The Architecture of Eero Saarinen
Finnish architect Eero Saarinen is known for his incredible neo-futuristic architecture and design. He came from a family of creatives—including a successful architect father named Eliel Saarinen. The younger Saarinen was also an industrial designer and created popular chairs under the Knoll furniture company, most notably the Tulip chair.
From architecture to furniture design, Saarinen created awe-inspiring pieces that were both daring and incredibly simple. His projects often featured swooping concrete elements and dramatic interiors but were direct in their geometry and meaning. In this article, we talk about Saarinen as a master of monuments because his architecture simply expressed clear and beautiful ideas.
Read on to see five of our favorite projects by Eero Saarinen and see how many iconic works you recognize.
Scroll down for five incredible projects by Eero Saarinen.
The Kresge Auditorium and the Kresge Oval are two Saarinen projects on the MIT campus. Saarinen was given a complicated task when granted the project: create an architectural identity that would unite everyone on MIT’s campus.
Saarinen designed a simple structure with a dramatic roof and form defined as “one-eighth of a sphere.” This structure was radically thin and a great advancement in construction for the time, which made it a great symbol for MIT. The building also functioned fantastically as a concert hall with work completed with acoustical architects Bolt, Beranek, and Newman.
The exterior of the MIT Chapel is relatively modest in size and façade compared to its magical interior. Like the other projects on this list that Saarinen designed for the Massachusetts Institute of Technology, he also designed the landscaping around it.
The chapel is designed as a roughly textured brick cylinder with no windows which helps to create a dark and dramatic interior. A circular skylight at the center of the chapel allows sunlight to enter the space and reflect off the metal sculpture by Harry Bertoia.
Dulles International Airport
The main terminal of the Dulles International Airport is a great example of the dramatic forms that define much of Saarinen’s work. Dulles Airport’s sculptural roof, like many of Saarinen’s difficult structural ideas, was first tested in a giant scale model. He designed a sculptural roof held up by massive columns that extended past the roof plane.
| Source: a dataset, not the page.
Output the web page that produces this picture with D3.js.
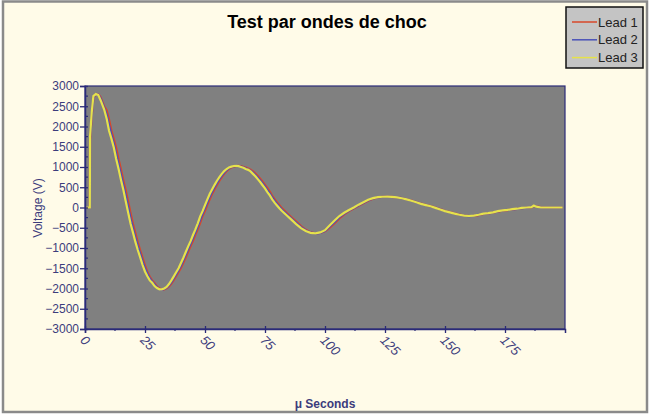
<!DOCTYPE html>
<html><head><meta charset="utf-8">
<script src="https://cdn.jsdelivr.net/npm/d3@7"></script>
<style>body{margin:0;background:#fff;}svg{display:block;}</style>
</head><body>
<script>
// ---- data ----
const title = "Test par ondes de choc";
const seriesNames = ["Lead 1", "Lead 2", "Lead 3"];
const xTicks = [0, 25, 50, 75, 100, 125, 150, 175];
const yTicks = [3000, 2500, 2000, 1500, 1000, 500, 0, -500, -1000, -1500, -2000, -2500, -3000];
const time = [0,1,2,2.1,2.8,3.5,4.5,5.5,6.5,8,9,10,11,12,13,14,15,16,17,18,19,20,21,22,23,24,25,26,27,28,29,30,31,32,33,34,35,36,37,38,39,40,41,42,43,44,45,46,47,48,49,50,51,52,53,54,55,56,57,58,59,60,61,62,63,64,65,66,67,68,69,70,71,72,73,74,75,76,77,78,79,80,81,82,84,86,88,90,92,94,96,98,100,102,104,106,108,110,112,114,116,118,120,122,124,126,128,130,132,134,136,138,140,142,144,146,148,150,152,154,156,158,160,162,164,166,168,170,172,174,176,178,180,182,184,186,187,188,190,192,194,196,199];
const lead3 = [0,0,0,1750,2350,2750,2800,2780,2650,2420,2200,1900,1700,1480,1200,950,680,430,150,-130,-400,-620,-850,-1050,-1230,-1420,-1580,-1700,-1800,-1860,-1940,-1990,-2020,-2020,-2000,-1960,-1890,-1800,-1700,-1600,-1500,-1370,-1240,-1100,-960,-830,-680,-540,-390,-220,-90,60,200,340,450,560,660,750,830,900,950,990,1010,1025,1030,1020,1000,980,950,930,890,830,770,700,630,550,470,380,300,200,120,50,-20,-80,-190,-300,-410,-510,-580,-625,-640,-615,-560,-440,-320,-210,-130,-60,0,70,130,190,230,255,265,268,262,248,228,200,165,128,90,60,30,-10,-50,-90,-120,-150,-180,-200,-210,-200,-180,-150,-140,-120,-90,-70,-60,-40,-30,-10,0,10,50,20,0,0,0,0,0,0];
const lead1 = [0,0,0,1650,2250,2700,2800,2800,2720,2500,2400,2180,1900,1690,1470,1190,940,670,420,140,-140,-410,-630,-860,-1060,-1240,-1430,-1590,-1710,-1800,-1870,-1950,-1995,-2025,-2020,-1995,-1950,-1880,-1790,-1690,-1590,-1490,-1360,-1230,-1090,-950,-820,-670,-530,-380,-210,-80,70,210,340,450,560,660,750,830,900,950,990,1010,1025,1030,1020,1005,985,960,935,895,840,780,710,640,560,480,390,290,205,125,55,-15,-130,-240,-350,-460,-550,-610,-640,-630,-585,-500,-390,-270,-170,-90,-25,40,105,165,215,250,265,270,264,250,232,205,172,135,98,65,35,0,-40,-80,-112,-145,-175,-198,-210,-206,-188,-160,-145,-128,-100,-78,-63,-48,-33,-18,-3,5,40,30,10,0,0,0,0,0];
const lead2 = [0,0,0,1700,2300,2720,2800,2790,2690,2460,2300,2040,1800,1580,1330,1070,810,550,290,10,-270,-510,-740,-950,-1140,-1330,-1500,-1640,-1750,-1830,-1900,-1970,-2020,-2035,-2015,-1980,-1920,-1840,-1745,-1645,-1545,-1430,-1300,-1165,-1025,-890,-750,-605,-460,-300,-150,-10,135,270,395,505,610,705,790,865,925,970,1000,1018,1028,1025,1010,992,968,940,912,862,805,740,670,595,515,430,345,250,162,88,18,-48,-160,-270,-380,-485,-565,-618,-645,-625,-575,-470,-355,-240,-150,-75,-12,55,118,178,222,252,265,269,263,249,230,203,168,132,94,62,32,-5,-45,-85,-116,-148,-178,-200,-212,-203,-184,-155,-143,-124,-95,-74,-62,-44,-32,-14,-2,8,45,25,5,0,0,0,0,0];
const seriesColors = ["#d8482a", "#4a52b8", "#e6e24a"];

// ---- chart ----
const W = 650, H = 415;
const svg = d3.select("body").append("svg").attr("width", W).attr("height", H);
svg.append("rect").attr("x", 0).attr("y", 0).attr("width", W).attr("height", H).attr("fill", "#fff");
svg.append("rect").attr("x", 3).attr("y", 1.5).attr("width", 644).attr("height", 410.5)
  .attr("fill", "#fffbe8").attr("stroke", "#8a8a8a").attr("stroke-width", 2.5);

const pL = 85, pR = 565, pT = 86, pB = 329;
const x = d3.scaleLinear().domain([0, 200]).range([pL, pR]);
const y = d3.scaleLinear().domain([-3000, 3000]).range([pB, pT]);
const axisColor = "#2a2a78", textColor = "#3c3c7c";

svg.append("rect").attr("x", pL).attr("y", pT).attr("width", pR - pL).attr("height", pB - pT)
  .attr("fill", "#808080");

// series
const data = [lead1, lead2, lead3];
const line = d3.line().x((d, i) => x(time[i])).y(d => y(d));
data.forEach((vals, k) => {
  svg.append("path").datum(vals).attr("d", line).attr("fill", "none")
    .attr("stroke", seriesColors[k]).attr("stroke-width", 2.2).attr("stroke-linejoin", "miter");
});

// plot frame
svg.append("rect").attr("x", pL).attr("y", pT).attr("width", pR - pL).attr("height", pB - pT)
  .attr("fill", "none").attr("stroke", axisColor).attr("stroke-width", 1.2);

// y axis
const yAxis = d3.axisLeft(y).tickValues(yTicks).tickSize(5).tickPadding(1).tickFormat(d3.format("d"));
const gy = svg.append("g").attr("transform", `translate(${pL},0)`).call(yAxis);
gy.select(".domain").attr("stroke", axisColor).attr("stroke-width", 1.5);
gy.selectAll(".tick line").attr("stroke", axisColor).attr("stroke-width", 1.3).attr("x2", -5).attr("x1", 3);
gy.selectAll(".tick text").attr("fill", textColor).style("font", "12px 'Liberation Sans', Arial, sans-serif");
const yMinor = d3.range(-2750, 3000, 500);
svg.append("g").selectAll("line").data(yMinor).join("line")
  .attr("x1", pL).attr("x2", pL + 3).attr("y1", d => y(d)).attr("y2", d => y(d))
  .attr("stroke", axisColor).attr("stroke-width", 1.2);

// x axis
const xAxis = d3.axisBottom(x).tickValues(xTicks).tickSize(4).tickFormat(d3.format("d"));
const gx = svg.append("g").attr("transform", `translate(0,${pB})`).call(xAxis);
gx.select(".domain").attr("stroke", axisColor).attr("stroke-width", 1.5);
gx.selectAll(".tick line").attr("stroke", axisColor).attr("stroke-width", 1.3).attr("y1", -3).attr("y2", 4);
gx.selectAll(".tick text").attr("fill", textColor)
  .style("font", "italic 13px 'Liberation Sans', Arial, sans-serif")
  .attr("text-anchor", "start").attr("y", 0).attr("dy", 0)
  .attr("transform", "translate(-6,12) rotate(45)");
const xMinor = d3.range(12.5, 200, 25);
svg.append("g").selectAll("line").data(xMinor).join("line")
  .attr("x1", d => x(d)).attr("x2", d => x(d)).attr("y1", pB).attr("y2", pB + 2)
  .attr("stroke", axisColor).attr("stroke-width", 1.2);

// titles
svg.append("text").attr("x", 327).attr("y", 28).attr("text-anchor", "middle")
  .style("font", "bold 18px 'Liberation Sans', Arial, sans-serif").attr("fill", "#000").text(title);
svg.append("text").attr("transform", "translate(42,208) rotate(-90)").attr("text-anchor", "middle")
  .style("font", "12px 'Liberation Sans', Arial, sans-serif").attr("fill", textColor).text("Voltage (V)");
svg.append("text").attr("x", 325).attr("y", 408).attr("text-anchor", "middle")
  .style("font", "bold 12px 'Liberation Sans', Arial, sans-serif").attr("fill", textColor).text("μ Seconds");

// legend
const lg = svg.append("g");
lg.append("rect").attr("x", 566).attr("y", 7).attr("width", 77).attr("height", 61)
  .attr("fill", "#c4c4c4").attr("stroke", "#111").attr("stroke-width", 1.5);
seriesNames.forEach((n, k) => {
  const yy = 22 + k * 17.8;
  lg.append("line").attr("x1", 572).attr("x2", 597).attr("y1", yy).attr("y2", yy)
    .attr("stroke", seriesColors[k]).attr("stroke-width", 1.5);
  lg.append("text").attr("x", 598).attr("y", yy + 4.5)
    .style("font", "13px 'Liberation Sans', Arial, sans-serif").attr("fill", "#222").text(n);
});
</script>
</body></html>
This simple and continuous extrusion makes it easier for future airport extension. Two floors exist in the massive volume including departure programs on one level and arrival programs with ground transportation on the other.
TWA Flight Center
The TWA Flight Center is one of Saarinen’s most iconic works. It is the second design in an airport on this list and is also a perfect example of his neo-futuristic architecture. Saarinen wanted to represent the excitement and futuristic qualities of air travel. His design was the perfect representation of commercial aviation finally available after World War II.
The project was largely about image, as TWA imagined the new project would act as a permanent advertisement. Because of this, Saarinen planned the flight center in an ideal location and imagined a dramatic form of four concrete shells coming together at a point. These curving forms continue throughout the interior with swooping concrete structural elements. Though the TWA Flight Center encountered criticism for how much structure was needed to accommodate the curving gestures, many others believe it is the ultimate architectural expression of air travel.
The Gateway Arch, sometimes called St. Louis Arch or the Gateway to the West, is a bit different from the other projects on this list. It is a monument to the western expansion of the United States and is dedicated to the American people.
The design features a catenary arch made of stainless steel and stands approximately 630 feet (or 192 meters) tall. Saarinen was chosen to design the arch through a competition that asked architects to imagine a memorial that should be “transcending in spiritual and aesthetic values” and that would consist of one form or feature. Saarinen’s “relevant, beautiful” and even “inspired” design was selected as the winner. Though many questioned the construction of such a large and dramatic structure, the Gateway Arch was successfully completed in 1965 and even includes a one-of-a-kind elevator that takes visitors to the observation area at the top of the arch.